Supplied information →
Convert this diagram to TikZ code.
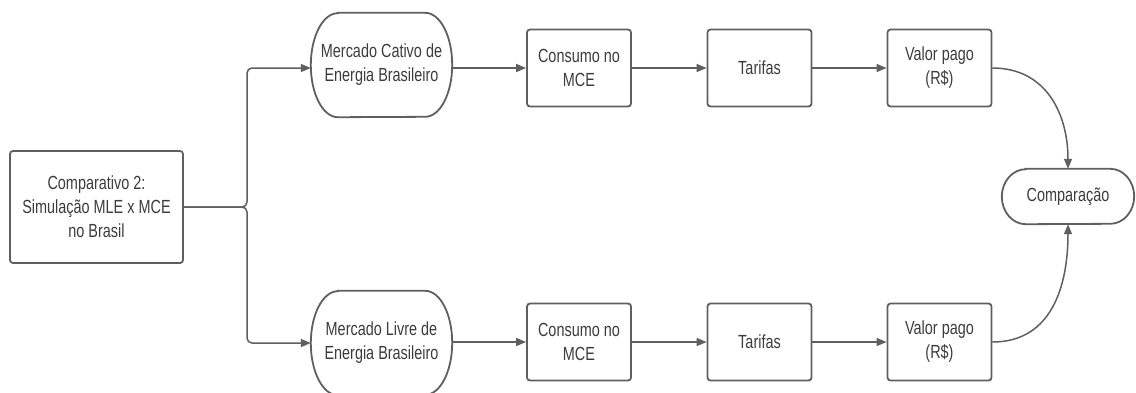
\documentclass[tikz,border=0pt]{standalone}
\usepackage{fontspec}
\setmainfont{Liberation Sans}[FakeStretch=0.76]
\usetikzlibrary{arrows.meta}
\definecolor{linegray}{HTML}{5F5F5F}
\definecolor{textgray}{HTML}{3C3C3C}
\tikzset{
  label text/.style={align=center, text=textgray, inner sep=0pt,
    font=\fontsize{19}{24}\selectfont},
  stepbox/.style={label text, rectangle, rounded corners=3pt, draw=linegray,
    line width=1.8pt, minimum width=104pt, minimum height=77pt},
  terminal/.style={label text, rectangle, minimum width=141pt,
    minimum height=104pt},
  termline/.style={draw=linegray, line width=1.8pt},
  conn/.style={draw=linegray, line width=1.5pt,
    -{Triangle[length=10pt,width=8pt]}},
}
% outline of a terminal node: flat top and bottom, half-ellipse ends
% #1 node name, #2 horizontal radius of the ends, #3 half height
\newcommand\terminaloutline[3]{%
  \draw[termline] ([xshift=#2]#1.north west) -- ([xshift=-#2]#1.north east)
    arc[start angle=90, end angle=-90, x radius=#2, y radius=#3]
    -- ([xshift=#2]#1.south west)
    arc[start angle=270, end angle=90, x radius=#2, y radius=#3] -- cycle;}
\begin{document}
\begin{tikzpicture}[x=1pt,y=1pt]
  \useasboundingbox (0,0) rectangle (1136,-392);

  % source block
  \node[stepbox, minimum width=173pt, minimum height=112pt] (src) at (96.5,-207)
    {Comparativo 2:\\Simulação MLE x MCE\\no Brasil};

  % captive market row
  \node[terminal] (mce) at (381.5,-65) {Mercado Cativo de\\Energia Brasileiro};
  \terminaloutline{mce}{27pt}{52pt}
  \node[stepbox] (cons1) at (579,-68) {Consumo no\\MCE};
  \node[stepbox] (tar1) at (759.5,-68) {Tarifas};
  \node[stepbox] (val1) at (939.5,-68) {Valor pago\\(R\$)};

  % free market row
  \node[terminal] (mle) at (381.5,-343) {Mercado Livre de\\Energia Brasileiro};
  \terminaloutline{mle}{27pt}{52pt}
  \node[stepbox] (cons2) at (579,-342) {Consumo no\\MCE};
  \node[stepbox] (tar2) at (759.5,-342) {Tarifas};
  \node[stepbox] (val2) at (939.5,-342) {Valor pago\\(R\$)};

  % final comparison
  \node[terminal, minimum width=132pt, minimum height=55pt] (cmp)
    at (1068,-196.5) {Comparação};
  \terminaloutline{cmp}{24pt}{27.5pt}

  % branching from the source
  \coordinate (split) at (247,-207);
  \draw[conn, rounded corners=5pt] (src.east) -- (split) |- (mce.west |- cons1.west);
  \draw[conn, rounded corners=5pt] (src.east) -- (split) |- (mle.west);

  % row connectors
  \draw[conn] (mce.east |- cons1.west) -- (cons1.west);
  \draw[conn] (cons1.east) -- (tar1.west);
  \draw[conn] (tar1.east) -- (val1.west);
  \draw[conn] (mle.east |- cons2.west) -- (cons2.west);
  \draw[conn] (cons2.east) -- (tar2.west);
  \draw[conn] (tar2.east) -- (val2.west);

  % into the comparison
  \draw[conn] (val1.east) to[out=0, in=90, looseness=1.1] (cmp.north);
  \draw[conn] (val2.east) to[out=0, in=-90, looseness=1.1] (cmp.south);
\end{tikzpicture}
\end{document}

Given exercise → Reproduce only the lines from the beginning of the data through the line that contains "(0,0) rectangle (1136,-392);", both included, and please drop the pictures.

Finished exercise →
Convert this diagram to TikZ code.
\documentclass[tikz,border=0pt]{standalone}
\usepackage{fontspec}
\setmainfont{Liberation Sans}[FakeStretch=0.76]
\usetikzlibrary{arrows.meta}
\definecolor{linegray}{HTML}{5F5F5F}
\definecolor{textgray}{HTML}{3C3C3C}
\tikzset{
  label text/.style={align=center, text=textgray, inner sep=0pt,
    font=\fontsize{19}{24}\selectfont},
  stepbox/.style={label text, rectangle, rounded corners=3pt, draw=linegray,
    line width=1.8pt, minimum width=104pt, minimum height=77pt},
  terminal/.style={label text, rectangle, minimum width=141pt,
    minimum height=104pt},
  termline/.style={draw=linegray, line width=1.8pt},
  conn/.style={draw=linegray, line width=1.5pt,
    -{Triangle[length=10pt,width=8pt]}},
}
% outline of a terminal node: flat top and bottom, half-ellipse ends
% #1 node name, #2 horizontal radius of the ends, #3 half height
\newcommand\terminaloutline[3]{%
  \draw[termline] ([xshift=#2]#1.north west) -- ([xshift=-#2]#1.north east)
    arc[start angle=90, end angle=-90, x radius=#2, y radius=#3]
    -- ([xshift=#2]#1.south west)
    arc[start angle=270, end angle=90, x radius=#2, y radius=#3] -- cycle;}
\begin{document}
\begin{tikzpicture}[x=1pt,y=1pt]
  \useasboundingbox (0,0) rectangle (1136,-392);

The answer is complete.